──────── Records for the task
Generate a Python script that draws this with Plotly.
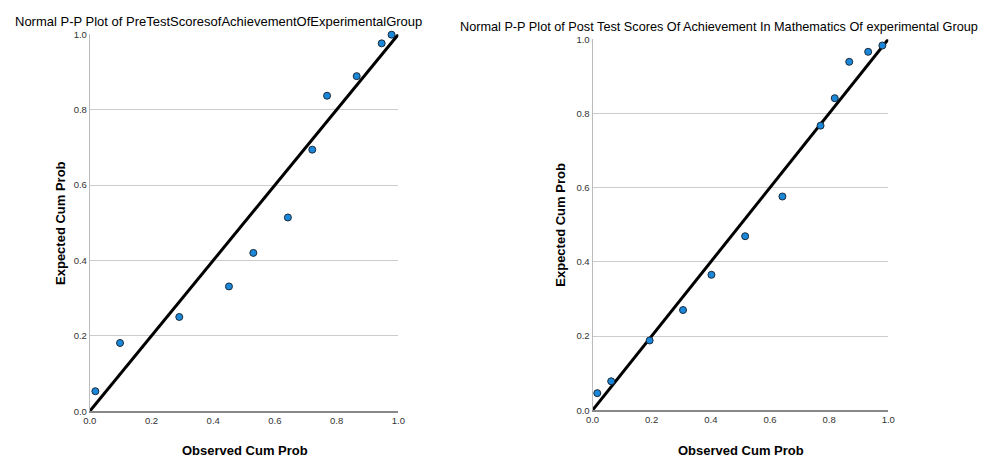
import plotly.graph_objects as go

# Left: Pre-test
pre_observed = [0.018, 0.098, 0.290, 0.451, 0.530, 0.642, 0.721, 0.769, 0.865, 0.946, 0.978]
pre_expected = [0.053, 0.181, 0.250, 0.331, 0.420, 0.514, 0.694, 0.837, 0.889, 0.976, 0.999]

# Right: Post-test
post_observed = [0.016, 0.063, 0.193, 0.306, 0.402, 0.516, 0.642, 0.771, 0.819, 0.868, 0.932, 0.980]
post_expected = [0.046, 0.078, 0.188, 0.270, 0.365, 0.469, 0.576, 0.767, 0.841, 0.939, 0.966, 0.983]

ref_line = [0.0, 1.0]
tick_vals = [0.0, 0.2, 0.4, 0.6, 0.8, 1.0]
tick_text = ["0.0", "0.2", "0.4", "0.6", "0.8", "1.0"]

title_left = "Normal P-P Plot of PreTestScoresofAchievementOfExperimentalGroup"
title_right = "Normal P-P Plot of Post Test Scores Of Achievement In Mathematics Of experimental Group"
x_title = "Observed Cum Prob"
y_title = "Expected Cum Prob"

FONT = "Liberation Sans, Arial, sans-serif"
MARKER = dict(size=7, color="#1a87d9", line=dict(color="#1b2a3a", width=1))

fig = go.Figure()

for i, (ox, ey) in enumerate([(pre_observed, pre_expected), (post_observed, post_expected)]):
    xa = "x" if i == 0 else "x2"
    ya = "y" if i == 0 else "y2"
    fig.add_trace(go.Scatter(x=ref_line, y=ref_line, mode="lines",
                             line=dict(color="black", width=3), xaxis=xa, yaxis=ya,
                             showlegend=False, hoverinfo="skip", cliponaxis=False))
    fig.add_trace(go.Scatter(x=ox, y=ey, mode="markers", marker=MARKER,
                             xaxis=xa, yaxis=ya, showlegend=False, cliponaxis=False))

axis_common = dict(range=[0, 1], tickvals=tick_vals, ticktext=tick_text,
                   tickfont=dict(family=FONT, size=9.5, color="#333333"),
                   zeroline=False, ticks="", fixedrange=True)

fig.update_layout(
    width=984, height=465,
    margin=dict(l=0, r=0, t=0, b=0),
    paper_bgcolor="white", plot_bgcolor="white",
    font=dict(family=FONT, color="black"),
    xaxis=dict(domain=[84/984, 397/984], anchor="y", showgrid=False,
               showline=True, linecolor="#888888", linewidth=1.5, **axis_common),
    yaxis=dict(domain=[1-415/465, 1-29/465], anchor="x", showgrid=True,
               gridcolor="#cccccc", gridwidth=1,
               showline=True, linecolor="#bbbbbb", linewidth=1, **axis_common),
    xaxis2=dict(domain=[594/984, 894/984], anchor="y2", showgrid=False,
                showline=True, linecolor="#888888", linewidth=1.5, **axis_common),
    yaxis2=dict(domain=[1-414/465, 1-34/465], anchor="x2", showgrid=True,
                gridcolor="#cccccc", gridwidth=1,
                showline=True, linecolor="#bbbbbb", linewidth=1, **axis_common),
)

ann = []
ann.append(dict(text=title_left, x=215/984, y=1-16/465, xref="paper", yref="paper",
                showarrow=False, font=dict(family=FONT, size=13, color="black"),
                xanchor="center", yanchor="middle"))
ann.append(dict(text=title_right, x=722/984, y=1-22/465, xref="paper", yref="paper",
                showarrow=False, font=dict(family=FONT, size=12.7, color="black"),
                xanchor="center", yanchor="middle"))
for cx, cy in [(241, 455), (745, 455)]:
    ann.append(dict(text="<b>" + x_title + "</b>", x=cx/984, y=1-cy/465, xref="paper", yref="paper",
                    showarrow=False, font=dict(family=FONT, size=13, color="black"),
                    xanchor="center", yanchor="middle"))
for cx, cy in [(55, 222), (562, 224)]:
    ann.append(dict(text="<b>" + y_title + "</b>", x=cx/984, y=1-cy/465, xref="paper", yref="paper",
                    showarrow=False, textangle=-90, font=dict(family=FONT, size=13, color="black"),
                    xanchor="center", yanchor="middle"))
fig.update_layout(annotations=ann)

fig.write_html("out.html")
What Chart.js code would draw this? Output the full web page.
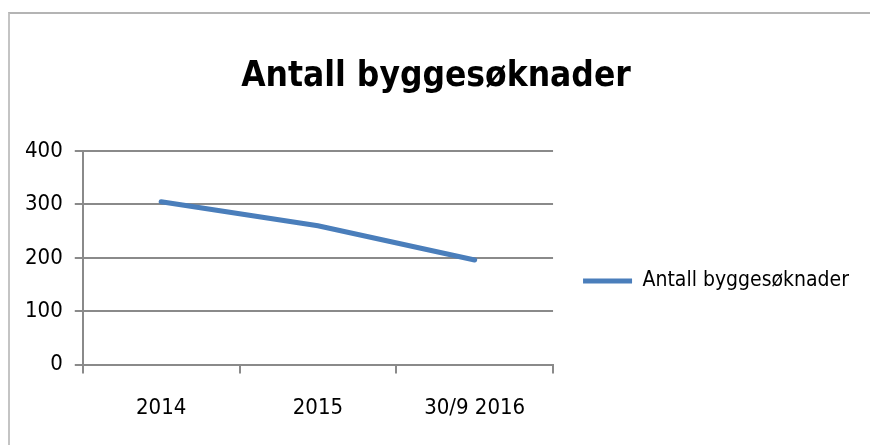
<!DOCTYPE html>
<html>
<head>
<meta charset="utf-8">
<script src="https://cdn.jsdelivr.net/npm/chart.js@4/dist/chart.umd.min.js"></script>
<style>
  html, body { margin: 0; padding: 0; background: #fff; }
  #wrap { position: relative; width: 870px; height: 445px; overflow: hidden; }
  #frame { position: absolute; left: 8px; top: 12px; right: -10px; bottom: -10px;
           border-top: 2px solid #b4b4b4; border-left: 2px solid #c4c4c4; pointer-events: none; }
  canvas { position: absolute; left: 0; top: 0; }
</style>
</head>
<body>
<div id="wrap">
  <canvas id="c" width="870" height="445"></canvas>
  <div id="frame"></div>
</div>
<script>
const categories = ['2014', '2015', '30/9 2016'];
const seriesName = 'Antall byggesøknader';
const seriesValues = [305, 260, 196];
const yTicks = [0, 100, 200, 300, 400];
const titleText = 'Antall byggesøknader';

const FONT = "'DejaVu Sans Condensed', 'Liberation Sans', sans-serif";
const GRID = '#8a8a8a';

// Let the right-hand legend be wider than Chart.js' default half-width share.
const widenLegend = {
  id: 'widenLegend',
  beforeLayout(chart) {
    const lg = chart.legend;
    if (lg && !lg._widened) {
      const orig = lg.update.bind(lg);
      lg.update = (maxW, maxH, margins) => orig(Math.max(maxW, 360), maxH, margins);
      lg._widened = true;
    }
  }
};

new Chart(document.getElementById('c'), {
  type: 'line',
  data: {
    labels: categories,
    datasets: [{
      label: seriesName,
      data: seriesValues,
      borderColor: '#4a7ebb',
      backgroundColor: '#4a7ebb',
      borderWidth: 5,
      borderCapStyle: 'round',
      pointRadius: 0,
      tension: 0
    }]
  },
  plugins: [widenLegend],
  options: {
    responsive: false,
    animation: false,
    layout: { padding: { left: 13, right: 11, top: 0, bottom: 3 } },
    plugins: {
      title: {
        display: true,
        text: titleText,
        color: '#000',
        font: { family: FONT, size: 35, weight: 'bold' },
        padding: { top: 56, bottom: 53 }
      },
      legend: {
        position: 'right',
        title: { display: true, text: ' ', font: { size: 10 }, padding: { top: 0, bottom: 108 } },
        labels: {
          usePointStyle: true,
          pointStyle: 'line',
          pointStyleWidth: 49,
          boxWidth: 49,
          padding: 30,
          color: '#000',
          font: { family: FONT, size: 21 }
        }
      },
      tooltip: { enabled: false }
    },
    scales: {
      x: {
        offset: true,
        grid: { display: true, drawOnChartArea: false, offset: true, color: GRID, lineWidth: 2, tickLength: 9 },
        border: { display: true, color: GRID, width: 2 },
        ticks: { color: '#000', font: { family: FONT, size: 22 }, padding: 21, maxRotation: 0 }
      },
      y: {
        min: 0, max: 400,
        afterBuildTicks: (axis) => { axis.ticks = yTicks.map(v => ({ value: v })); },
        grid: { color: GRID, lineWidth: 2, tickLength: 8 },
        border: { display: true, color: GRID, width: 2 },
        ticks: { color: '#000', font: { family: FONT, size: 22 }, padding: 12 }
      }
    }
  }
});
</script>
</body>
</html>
────────────────
──────── Records for the task
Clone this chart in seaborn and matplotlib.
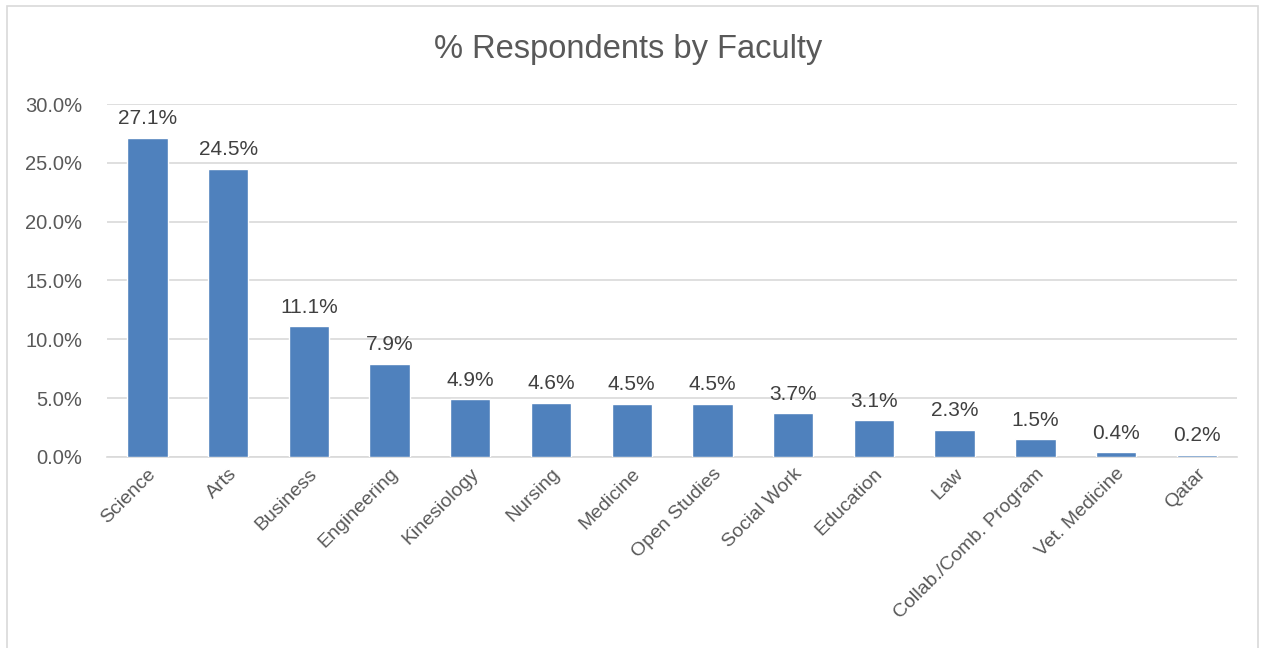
────────────────
──────── Records for the task
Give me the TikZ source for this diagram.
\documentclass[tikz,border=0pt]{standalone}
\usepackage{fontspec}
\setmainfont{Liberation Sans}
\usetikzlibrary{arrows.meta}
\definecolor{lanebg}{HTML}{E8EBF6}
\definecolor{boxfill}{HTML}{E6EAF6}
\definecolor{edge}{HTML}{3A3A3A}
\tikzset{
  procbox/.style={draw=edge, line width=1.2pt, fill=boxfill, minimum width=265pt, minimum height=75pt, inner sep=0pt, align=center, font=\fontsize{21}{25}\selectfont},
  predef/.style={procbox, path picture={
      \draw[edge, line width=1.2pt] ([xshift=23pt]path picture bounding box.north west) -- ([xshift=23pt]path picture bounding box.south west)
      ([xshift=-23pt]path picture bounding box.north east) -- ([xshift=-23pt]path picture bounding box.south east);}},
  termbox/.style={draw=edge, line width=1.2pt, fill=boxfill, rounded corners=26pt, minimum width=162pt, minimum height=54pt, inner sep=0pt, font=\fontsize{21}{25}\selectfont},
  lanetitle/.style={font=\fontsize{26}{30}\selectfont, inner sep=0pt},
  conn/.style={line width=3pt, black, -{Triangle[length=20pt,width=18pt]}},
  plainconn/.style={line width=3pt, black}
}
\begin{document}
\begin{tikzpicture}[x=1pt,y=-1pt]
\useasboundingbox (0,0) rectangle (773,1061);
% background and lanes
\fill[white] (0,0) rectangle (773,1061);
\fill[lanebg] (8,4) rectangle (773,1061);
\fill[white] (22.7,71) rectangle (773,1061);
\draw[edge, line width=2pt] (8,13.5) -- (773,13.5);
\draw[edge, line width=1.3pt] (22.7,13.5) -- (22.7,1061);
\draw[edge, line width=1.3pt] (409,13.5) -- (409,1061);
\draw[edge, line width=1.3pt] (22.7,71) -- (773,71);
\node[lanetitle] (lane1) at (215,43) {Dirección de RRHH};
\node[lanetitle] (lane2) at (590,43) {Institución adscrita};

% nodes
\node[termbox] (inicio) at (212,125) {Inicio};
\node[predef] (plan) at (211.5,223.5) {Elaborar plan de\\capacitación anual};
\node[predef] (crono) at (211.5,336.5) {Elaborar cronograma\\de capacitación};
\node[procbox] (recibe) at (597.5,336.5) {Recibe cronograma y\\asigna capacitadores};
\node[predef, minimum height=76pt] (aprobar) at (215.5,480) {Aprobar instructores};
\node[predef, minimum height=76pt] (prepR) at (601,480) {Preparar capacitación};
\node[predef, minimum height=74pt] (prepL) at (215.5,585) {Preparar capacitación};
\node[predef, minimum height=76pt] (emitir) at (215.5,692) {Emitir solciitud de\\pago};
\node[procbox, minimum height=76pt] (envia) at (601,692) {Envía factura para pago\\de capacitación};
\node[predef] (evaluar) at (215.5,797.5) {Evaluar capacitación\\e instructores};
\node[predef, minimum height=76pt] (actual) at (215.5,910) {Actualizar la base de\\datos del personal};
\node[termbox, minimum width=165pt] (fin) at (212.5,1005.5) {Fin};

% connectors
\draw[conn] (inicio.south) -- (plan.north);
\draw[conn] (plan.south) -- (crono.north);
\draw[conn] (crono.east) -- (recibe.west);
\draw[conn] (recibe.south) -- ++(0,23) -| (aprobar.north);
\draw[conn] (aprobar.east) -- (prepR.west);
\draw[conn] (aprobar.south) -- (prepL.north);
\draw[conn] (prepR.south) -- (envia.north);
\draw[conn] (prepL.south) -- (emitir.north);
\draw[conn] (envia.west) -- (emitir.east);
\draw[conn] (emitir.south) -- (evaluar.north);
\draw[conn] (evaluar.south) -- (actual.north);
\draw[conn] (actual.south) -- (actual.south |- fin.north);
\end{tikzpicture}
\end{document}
────────────────
Set exercise ::
Output the lines of the records above exactly as they appear, from the line containing "Give me the TikZ source for this diagram." through the line containing "(lane2) at (590,43)".

The response ::
Give me the TikZ source for this diagram.
\documentclass[tikz,border=0pt]{standalone}
\usepackage{fontspec}
\setmainfont{Liberation Sans}
\usetikzlibrary{arrows.meta}
\definecolor{lanebg}{HTML}{E8EBF6}
\definecolor{boxfill}{HTML}{E6EAF6}
\definecolor{edge}{HTML}{3A3A3A}
\tikzset{
  procbox/.style={draw=edge, line width=1.2pt, fill=boxfill, minimum width=265pt, minimum height=75pt, inner sep=0pt, align=center, font=\fontsize{21}{25}\selectfont},
  predef/.style={procbox, path picture={
      \draw[edge, line width=1.2pt] ([xshift=23pt]path picture bounding box.north west) -- ([xshift=23pt]path picture bounding box.south west)
      ([xshift=-23pt]path picture bounding box.north east) -- ([xshift=-23pt]path picture bounding box.south east);}},
  termbox/.style={draw=edge, line width=1.2pt, fill=boxfill, rounded corners=26pt, minimum width=162pt, minimum height=54pt, inner sep=0pt, font=\fontsize{21}{25}\selectfont},
  lanetitle/.style={font=\fontsize{26}{30}\selectfont, inner sep=0pt},
  conn/.style={line width=3pt, black, -{Triangle[length=20pt,width=18pt]}},
  plainconn/.style={line width=3pt, black}
}
\begin{document}
\begin{tikzpicture}[x=1pt,y=-1pt]
\useasboundingbox (0,0) rectangle (773,1061);
% background and lanes
\fill[white] (0,0) rectangle (773,1061);
\fill[lanebg] (8,4) rectangle (773,1061);
\fill[white] (22.7,71) rectangle (773,1061);
\draw[edge, line width=2pt] (8,13.5) -- (773,13.5);
\draw[edge, line width=1.3pt] (22.7,13.5) -- (22.7,1061);
\draw[edge, line width=1.3pt] (409,13.5) -- (409,1061);
\draw[edge, line width=1.3pt] (22.7,71) -- (773,71);
\node[lanetitle] (lane1) at (215,43) {Dirección de RRHH};
\node[lanetitle] (lane2) at (590,43) {Institución adscrita};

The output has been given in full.